### Objective:
Keep to the lines from the line containing "Write a Python" through the line containing "import seaborn as sns": copy them exactly and leave every picture out.

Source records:
════════════════
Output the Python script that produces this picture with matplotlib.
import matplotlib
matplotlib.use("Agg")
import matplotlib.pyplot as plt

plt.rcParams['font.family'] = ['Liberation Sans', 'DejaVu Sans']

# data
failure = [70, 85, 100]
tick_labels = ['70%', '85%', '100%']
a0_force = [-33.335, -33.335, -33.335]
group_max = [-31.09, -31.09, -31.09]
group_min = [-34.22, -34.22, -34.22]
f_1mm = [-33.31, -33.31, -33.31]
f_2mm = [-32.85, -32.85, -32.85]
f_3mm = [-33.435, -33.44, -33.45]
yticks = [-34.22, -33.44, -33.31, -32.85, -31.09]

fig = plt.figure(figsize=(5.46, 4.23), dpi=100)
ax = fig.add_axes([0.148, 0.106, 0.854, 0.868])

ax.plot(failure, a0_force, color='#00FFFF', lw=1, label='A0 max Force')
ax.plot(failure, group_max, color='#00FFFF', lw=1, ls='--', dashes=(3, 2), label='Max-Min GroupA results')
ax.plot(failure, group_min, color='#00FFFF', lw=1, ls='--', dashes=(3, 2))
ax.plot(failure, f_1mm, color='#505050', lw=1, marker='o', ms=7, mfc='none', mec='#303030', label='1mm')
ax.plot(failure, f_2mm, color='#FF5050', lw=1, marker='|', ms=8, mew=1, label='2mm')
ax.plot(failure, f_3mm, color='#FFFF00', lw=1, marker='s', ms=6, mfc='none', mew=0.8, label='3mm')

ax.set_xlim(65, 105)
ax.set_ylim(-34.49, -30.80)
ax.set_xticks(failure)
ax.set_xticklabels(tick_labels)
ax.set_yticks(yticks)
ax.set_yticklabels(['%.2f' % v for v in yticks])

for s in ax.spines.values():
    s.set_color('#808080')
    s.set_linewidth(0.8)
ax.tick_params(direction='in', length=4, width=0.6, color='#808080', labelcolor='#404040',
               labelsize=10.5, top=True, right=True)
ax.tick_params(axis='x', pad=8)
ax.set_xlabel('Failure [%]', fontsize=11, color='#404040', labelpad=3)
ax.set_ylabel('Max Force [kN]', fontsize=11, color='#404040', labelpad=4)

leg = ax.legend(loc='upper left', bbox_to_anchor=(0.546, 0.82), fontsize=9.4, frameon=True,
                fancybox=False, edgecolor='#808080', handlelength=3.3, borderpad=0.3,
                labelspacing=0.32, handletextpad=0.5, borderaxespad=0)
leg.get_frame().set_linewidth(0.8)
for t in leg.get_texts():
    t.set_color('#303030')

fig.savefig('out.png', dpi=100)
════════════════
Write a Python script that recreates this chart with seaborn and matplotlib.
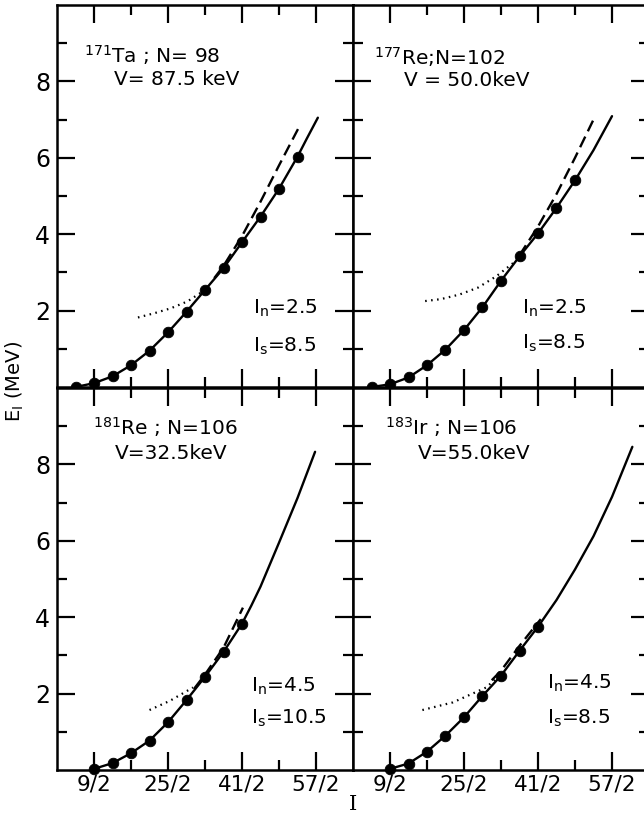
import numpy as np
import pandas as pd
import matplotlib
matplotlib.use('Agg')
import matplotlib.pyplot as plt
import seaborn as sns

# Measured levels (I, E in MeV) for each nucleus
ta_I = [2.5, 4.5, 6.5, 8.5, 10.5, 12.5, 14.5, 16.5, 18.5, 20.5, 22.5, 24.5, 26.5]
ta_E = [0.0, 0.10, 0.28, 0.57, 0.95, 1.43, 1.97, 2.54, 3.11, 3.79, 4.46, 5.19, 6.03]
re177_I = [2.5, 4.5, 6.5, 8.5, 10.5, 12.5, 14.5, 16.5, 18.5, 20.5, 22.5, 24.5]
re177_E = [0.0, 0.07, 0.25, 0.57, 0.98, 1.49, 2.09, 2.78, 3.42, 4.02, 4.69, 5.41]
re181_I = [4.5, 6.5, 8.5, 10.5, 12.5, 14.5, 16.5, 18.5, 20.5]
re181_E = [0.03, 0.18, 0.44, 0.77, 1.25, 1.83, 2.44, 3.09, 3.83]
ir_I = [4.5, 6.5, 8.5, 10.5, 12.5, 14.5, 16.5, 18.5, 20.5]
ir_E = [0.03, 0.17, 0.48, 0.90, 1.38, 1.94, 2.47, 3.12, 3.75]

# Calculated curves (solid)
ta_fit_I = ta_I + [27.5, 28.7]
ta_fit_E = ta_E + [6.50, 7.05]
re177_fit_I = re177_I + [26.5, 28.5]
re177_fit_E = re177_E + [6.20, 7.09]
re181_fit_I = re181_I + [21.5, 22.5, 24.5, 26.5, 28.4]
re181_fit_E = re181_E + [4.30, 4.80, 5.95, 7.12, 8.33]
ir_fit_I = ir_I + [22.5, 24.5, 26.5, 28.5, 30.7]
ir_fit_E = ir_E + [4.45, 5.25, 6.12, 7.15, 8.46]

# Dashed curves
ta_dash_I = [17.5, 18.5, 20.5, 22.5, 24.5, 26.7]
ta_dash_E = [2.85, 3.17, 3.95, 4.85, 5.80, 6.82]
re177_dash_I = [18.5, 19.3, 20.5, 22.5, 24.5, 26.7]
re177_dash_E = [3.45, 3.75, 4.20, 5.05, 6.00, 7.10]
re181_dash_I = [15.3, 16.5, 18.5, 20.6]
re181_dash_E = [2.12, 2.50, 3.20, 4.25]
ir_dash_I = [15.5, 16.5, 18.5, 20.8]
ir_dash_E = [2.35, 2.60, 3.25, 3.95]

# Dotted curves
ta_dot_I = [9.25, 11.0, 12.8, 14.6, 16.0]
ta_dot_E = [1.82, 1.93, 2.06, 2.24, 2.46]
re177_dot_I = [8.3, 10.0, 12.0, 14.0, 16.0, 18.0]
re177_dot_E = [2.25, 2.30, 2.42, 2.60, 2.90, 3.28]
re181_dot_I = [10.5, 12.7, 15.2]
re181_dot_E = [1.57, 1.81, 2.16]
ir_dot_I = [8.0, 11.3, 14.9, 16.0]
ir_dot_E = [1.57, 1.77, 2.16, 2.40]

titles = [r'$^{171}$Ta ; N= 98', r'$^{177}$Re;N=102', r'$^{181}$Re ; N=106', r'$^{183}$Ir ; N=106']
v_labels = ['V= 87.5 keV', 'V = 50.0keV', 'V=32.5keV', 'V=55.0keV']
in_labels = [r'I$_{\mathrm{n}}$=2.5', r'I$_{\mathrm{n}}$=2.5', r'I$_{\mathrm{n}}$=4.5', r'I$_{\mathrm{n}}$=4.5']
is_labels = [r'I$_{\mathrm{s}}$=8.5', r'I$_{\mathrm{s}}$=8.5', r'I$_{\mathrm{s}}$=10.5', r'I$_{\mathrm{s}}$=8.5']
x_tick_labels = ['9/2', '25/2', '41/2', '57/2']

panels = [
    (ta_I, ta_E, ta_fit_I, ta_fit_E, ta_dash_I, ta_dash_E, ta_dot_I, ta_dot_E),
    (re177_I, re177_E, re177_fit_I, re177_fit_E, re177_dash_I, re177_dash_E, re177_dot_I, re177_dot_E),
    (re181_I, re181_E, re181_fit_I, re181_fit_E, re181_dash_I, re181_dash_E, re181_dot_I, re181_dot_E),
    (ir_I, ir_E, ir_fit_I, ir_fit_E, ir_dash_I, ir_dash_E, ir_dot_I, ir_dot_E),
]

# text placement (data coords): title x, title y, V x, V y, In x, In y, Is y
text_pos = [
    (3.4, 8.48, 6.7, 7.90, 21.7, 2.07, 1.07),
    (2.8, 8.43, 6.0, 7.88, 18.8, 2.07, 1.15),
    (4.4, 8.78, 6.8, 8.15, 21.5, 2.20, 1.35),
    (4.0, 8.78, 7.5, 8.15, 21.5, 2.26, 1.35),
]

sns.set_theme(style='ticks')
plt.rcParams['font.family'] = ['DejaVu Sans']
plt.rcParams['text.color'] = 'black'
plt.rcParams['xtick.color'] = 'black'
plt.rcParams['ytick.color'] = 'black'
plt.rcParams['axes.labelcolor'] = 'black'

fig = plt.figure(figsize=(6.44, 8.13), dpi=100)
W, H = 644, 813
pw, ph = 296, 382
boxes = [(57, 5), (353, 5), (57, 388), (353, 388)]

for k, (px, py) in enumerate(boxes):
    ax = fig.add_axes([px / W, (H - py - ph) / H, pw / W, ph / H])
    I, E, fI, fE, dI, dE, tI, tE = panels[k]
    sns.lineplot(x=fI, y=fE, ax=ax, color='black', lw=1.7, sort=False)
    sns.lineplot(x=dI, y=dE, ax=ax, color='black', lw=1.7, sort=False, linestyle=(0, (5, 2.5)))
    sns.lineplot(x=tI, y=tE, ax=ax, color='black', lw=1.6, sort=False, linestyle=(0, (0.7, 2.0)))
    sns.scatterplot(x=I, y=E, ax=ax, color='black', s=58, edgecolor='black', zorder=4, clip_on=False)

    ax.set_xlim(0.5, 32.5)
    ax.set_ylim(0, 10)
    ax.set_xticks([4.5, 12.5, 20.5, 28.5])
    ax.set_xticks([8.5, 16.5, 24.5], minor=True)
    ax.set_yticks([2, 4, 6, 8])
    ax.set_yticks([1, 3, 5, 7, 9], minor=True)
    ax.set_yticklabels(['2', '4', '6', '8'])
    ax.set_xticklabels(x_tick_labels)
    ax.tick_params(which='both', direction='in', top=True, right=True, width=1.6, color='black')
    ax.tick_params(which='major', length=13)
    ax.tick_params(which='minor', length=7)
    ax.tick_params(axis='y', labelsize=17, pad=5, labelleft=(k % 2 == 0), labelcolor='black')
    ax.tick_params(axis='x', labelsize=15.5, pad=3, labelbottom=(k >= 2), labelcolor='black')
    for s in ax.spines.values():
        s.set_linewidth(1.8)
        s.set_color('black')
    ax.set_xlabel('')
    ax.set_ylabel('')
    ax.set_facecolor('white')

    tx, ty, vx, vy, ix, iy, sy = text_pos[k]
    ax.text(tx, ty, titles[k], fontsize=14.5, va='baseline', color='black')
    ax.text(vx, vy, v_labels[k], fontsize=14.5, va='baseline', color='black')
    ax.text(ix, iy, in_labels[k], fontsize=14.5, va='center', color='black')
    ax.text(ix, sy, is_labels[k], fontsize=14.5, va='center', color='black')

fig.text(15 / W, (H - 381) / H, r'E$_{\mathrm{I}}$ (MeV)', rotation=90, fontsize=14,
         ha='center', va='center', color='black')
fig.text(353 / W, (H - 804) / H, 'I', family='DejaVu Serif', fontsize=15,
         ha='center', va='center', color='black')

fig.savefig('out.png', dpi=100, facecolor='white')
════════════════
### Written response:
Write a Python script that recreates this chart with seaborn and matplotlib.
import numpy as np
import pandas as pd
import matplotlib
matplotlib.use('Agg')
import matplotlib.pyplot as plt
import seaborn as sns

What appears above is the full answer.